How It All Began: A Novelby Penelope Lively. I find it hard to describe this book – it’s wonderful. I loved it. But describing it is perplexing. The title relates to one of the characters, a woman of a certain age, who is mugged, and has to go live with her daughter and son in law for awhile since she’s stuck with crutches and has mobility problems. That starts the cavalcade of events that spread around her, with the characters. And she knows nothing whatsoever about them, hardly. They’re all somewhat inter-related (not much family, but mostly by circumstance) and they all get into some rather logical and some peculiar relationships. You engage  with each and every one of them; at least I sure did; and was trying to tell some of them to back away from what they were about to do. Or “be careful;” or “don’t go there.” That kind of thing. There is nothing insidious, no mystery involved – it’s all about these people and what happens to them. I was sad when the book was finished. The author, Lively, does add a chapter at the end – I wonder if it wasn’t part of the master plan – that kind of tidies up everything, and you get to see all of the characters move on with their lives, happy or not, but mostly happy. Really enjoyed the book. Am not sure it would be a good book club read, as the only thing to discuss are the characters themselves. Lively paints these characters well; you can just picture them as they get themselves in and out of relationship mischief.

The Last Midwife: A Novel by Sandra Dallas. It’s a very, very good read. It tells the story of an older married woman who lives in a small mining town in the Colorado rockies (this is the mid-1800’s), and is well known by all because she’s the only midwife in the area. Often people can’t pay her anything, or very little for her days of service with little or no rest or food. Suddenly, a couple accuse her of strangling their infant (she arrived after the birth, actually). Hence the story is about how this small town rallies or rails for or against Gracy. She didn’t commit the crime, but not everyone can be convinced since the father is a wealthy man in the area who carries a lot of clout. There’s plenty of relationship issues here, which make really great fodder for a novel. And there are plenty of characters in the book that you’ll love or hate. Some secrets get dredged up too. Oh, such a good read.

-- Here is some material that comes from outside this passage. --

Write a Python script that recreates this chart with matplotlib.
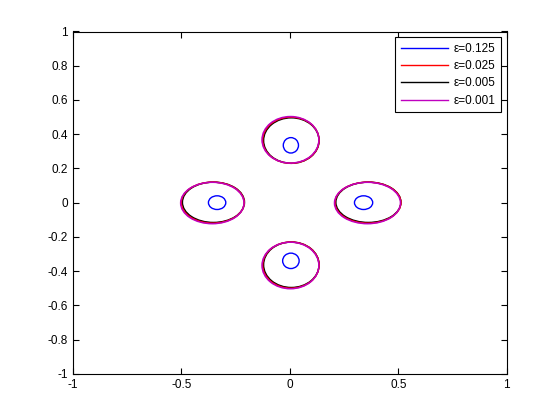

On my recent road trip, I visited one of my local libraries and borrowed 5 books on tape. We listened to 3 of them. I’m a big fan of Craig Johnson, the author of a series of mysteries taking place in Wyoming, and a TV series on Netflix called Longmire. This book, A Serpent’s Tooth: A Longmire Mystery was really complex. Hard to explain, but it’s about graft and greed and oil. Worth reading, for sure. Also read Stone Kiss by Faye Kellerman, another complex mystery about Lt Decker, an LA cop who journeys to NYC to help out his family when a murder occurs. Lots of violence in this one.  Not particularly a fav book, I’d venture. Then read Leaving Time: A Novel by Jodi Picoult. I’ve read most of her books – always very riveting. In this book, you’ll learn a whole lot about elephants since the protagonist in it is a young girl whose mother disappeared when she was quite young. Her parents ran an elephant sanctuary in New Hampshire. In the ensuing years, Jenna has tried to find clues as to her mother’s whereabouts because she just cannot believe her mother would have up and abandoned her. There are a whole cast of characters (her mother, her father, employees at the sanctuary, a cop or two, and a psychic). All play fairly prominent roles. Fascinating book – I really liked it, almost as much for the education about the behavior of elephants as about the mystery. A great read.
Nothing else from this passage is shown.